In many radio voice receivers or transmitters, a voice band pass filter is often needed to keep the voice signal inside the 300-3000Hz vocal band. The filter is used at the transmitter side in order to keep the transmitted spectrum as narrow as possible or at the receiver side in order to suppress any unwanted noise. An ideal voice filter would have an ideal flat response and infinite attenuation for frequencies inside and outside of the pass-band, respectively.
An ideal voice filter does not exist. However, a 5th order band – pass Butterworth filter for the 300-3000Hz band is considered to be a good solution for radio-telephony applications. Such a band-pass filter is presented below.
The circuit is actually a cascading topology of a high pass and a low pass filter. Both, the high and the low pass filters are of 5th order Butterworth type.
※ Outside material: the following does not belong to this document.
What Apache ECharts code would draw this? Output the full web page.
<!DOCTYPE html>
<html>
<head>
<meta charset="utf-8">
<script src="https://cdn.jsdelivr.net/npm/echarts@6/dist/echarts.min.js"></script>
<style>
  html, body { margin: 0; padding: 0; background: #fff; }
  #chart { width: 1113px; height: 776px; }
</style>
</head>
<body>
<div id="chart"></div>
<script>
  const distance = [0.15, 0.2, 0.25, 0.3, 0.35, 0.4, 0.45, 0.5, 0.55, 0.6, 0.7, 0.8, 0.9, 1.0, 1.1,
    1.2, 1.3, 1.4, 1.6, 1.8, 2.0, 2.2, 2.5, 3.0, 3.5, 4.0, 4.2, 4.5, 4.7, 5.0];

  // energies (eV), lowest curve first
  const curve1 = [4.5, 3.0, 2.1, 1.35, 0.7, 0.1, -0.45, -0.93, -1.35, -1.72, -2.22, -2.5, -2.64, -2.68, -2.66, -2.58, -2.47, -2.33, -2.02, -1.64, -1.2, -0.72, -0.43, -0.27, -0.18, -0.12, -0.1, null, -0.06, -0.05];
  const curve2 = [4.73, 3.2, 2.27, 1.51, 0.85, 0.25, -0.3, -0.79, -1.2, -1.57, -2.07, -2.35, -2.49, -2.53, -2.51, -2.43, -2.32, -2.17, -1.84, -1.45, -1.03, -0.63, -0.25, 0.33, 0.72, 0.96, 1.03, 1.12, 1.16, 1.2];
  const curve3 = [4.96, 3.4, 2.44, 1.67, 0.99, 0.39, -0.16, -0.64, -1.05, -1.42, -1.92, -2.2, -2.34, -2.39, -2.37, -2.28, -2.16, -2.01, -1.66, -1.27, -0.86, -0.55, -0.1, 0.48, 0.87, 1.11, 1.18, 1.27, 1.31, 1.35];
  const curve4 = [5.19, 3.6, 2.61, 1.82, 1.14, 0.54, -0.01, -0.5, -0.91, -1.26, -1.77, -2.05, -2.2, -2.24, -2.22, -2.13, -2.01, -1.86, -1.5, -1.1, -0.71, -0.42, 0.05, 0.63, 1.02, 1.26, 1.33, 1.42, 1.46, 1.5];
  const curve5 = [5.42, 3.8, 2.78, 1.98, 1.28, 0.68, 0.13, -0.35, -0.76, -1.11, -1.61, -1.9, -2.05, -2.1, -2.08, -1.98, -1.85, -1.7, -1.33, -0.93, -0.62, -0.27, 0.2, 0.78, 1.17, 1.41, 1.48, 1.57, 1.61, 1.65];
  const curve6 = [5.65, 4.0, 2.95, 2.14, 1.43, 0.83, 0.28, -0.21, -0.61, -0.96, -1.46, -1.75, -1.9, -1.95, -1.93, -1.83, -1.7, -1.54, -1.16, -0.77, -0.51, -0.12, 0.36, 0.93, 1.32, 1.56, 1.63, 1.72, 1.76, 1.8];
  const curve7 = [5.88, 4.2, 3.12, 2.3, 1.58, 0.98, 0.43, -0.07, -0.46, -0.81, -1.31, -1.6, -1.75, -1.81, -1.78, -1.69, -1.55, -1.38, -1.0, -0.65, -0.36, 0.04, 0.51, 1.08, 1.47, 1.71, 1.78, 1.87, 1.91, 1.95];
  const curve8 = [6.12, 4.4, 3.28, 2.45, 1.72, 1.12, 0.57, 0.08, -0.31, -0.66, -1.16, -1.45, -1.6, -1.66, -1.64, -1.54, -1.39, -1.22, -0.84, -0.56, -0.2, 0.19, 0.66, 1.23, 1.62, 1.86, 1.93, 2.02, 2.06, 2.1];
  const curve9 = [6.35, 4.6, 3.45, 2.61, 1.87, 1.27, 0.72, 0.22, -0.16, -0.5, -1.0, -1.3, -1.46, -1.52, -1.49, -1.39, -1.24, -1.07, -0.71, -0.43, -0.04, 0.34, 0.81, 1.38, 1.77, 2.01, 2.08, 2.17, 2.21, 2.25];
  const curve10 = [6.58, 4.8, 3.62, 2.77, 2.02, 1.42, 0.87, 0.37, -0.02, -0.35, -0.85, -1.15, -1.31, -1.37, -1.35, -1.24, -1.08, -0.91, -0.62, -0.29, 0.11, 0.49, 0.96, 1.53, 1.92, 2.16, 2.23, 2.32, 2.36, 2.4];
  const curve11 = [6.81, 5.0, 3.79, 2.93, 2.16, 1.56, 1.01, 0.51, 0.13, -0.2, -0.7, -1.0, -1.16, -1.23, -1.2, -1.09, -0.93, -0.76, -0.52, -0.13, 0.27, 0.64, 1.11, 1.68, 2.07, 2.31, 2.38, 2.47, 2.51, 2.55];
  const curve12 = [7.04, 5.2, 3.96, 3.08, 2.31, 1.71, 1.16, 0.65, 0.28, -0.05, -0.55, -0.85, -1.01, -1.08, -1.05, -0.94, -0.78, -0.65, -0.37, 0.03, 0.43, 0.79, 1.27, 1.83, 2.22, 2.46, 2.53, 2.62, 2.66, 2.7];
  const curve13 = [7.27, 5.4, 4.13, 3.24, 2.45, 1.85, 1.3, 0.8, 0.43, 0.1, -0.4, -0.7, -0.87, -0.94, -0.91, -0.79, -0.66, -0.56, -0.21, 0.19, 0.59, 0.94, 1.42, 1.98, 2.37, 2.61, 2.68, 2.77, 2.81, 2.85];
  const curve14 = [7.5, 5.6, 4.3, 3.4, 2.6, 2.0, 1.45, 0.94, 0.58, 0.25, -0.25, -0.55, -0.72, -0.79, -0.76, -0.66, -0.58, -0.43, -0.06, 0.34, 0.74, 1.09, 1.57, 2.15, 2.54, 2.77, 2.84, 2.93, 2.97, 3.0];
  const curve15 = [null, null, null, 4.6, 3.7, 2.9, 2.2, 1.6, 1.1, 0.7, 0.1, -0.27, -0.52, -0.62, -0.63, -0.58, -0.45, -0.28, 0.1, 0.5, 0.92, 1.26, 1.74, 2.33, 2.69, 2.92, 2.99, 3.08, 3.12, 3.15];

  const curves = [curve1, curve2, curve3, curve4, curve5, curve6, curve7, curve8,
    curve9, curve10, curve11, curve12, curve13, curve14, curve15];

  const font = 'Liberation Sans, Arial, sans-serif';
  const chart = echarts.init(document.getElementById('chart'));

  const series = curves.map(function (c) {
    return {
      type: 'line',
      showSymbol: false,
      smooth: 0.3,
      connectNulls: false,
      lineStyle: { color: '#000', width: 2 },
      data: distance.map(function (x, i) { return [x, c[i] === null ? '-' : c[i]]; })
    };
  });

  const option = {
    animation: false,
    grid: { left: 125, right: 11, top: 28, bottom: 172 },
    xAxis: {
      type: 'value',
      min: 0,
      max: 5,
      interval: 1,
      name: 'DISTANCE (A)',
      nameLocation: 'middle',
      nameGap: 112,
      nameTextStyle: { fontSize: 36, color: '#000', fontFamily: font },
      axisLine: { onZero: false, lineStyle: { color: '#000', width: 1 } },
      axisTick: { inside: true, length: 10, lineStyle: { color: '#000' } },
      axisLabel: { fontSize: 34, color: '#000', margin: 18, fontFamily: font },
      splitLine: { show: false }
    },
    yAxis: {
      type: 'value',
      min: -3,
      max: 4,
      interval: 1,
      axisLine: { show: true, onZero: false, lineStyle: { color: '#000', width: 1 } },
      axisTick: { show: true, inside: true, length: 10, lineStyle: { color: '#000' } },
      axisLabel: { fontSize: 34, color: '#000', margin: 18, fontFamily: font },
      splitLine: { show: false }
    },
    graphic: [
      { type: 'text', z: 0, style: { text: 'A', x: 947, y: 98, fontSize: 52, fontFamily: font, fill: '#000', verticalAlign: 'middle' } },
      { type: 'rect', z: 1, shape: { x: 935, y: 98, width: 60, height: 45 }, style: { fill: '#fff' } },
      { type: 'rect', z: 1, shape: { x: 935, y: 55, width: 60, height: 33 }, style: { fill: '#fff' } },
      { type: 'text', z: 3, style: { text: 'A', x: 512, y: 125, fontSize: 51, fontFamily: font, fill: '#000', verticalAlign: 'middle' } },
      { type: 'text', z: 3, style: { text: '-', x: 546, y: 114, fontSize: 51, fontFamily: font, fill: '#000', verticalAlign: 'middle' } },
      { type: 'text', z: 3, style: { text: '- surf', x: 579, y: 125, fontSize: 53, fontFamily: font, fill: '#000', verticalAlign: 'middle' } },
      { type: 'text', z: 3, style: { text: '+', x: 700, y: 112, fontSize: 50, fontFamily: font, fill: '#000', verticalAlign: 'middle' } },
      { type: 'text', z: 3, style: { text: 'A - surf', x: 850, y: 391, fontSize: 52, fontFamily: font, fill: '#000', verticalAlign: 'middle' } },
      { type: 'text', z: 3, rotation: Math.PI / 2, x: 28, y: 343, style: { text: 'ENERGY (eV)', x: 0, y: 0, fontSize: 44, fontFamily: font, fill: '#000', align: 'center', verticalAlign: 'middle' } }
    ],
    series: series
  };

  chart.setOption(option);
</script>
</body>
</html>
U1A,B and U2A form a 5th order high pass filter and the U2B, U3A and B form the 5th order low pass filter. Minus 3db, low and high pass cut off frequencies, are set to 300 and 3000Hz, respectively.
The circuit is based on the TL082 operational amplifier and can be powered from a symmetrical power supply unit of about ±9 to ±15V. For best results, the circuit must be assembled by using high quality and low tolerance components. Quit often, at the receiver side, the high pass section of the filter can be omitted.
The filter is based on Sallen–Key topology and has been designed for unity gain (0db) at pass-band using the Microchip FilterLab filter design software.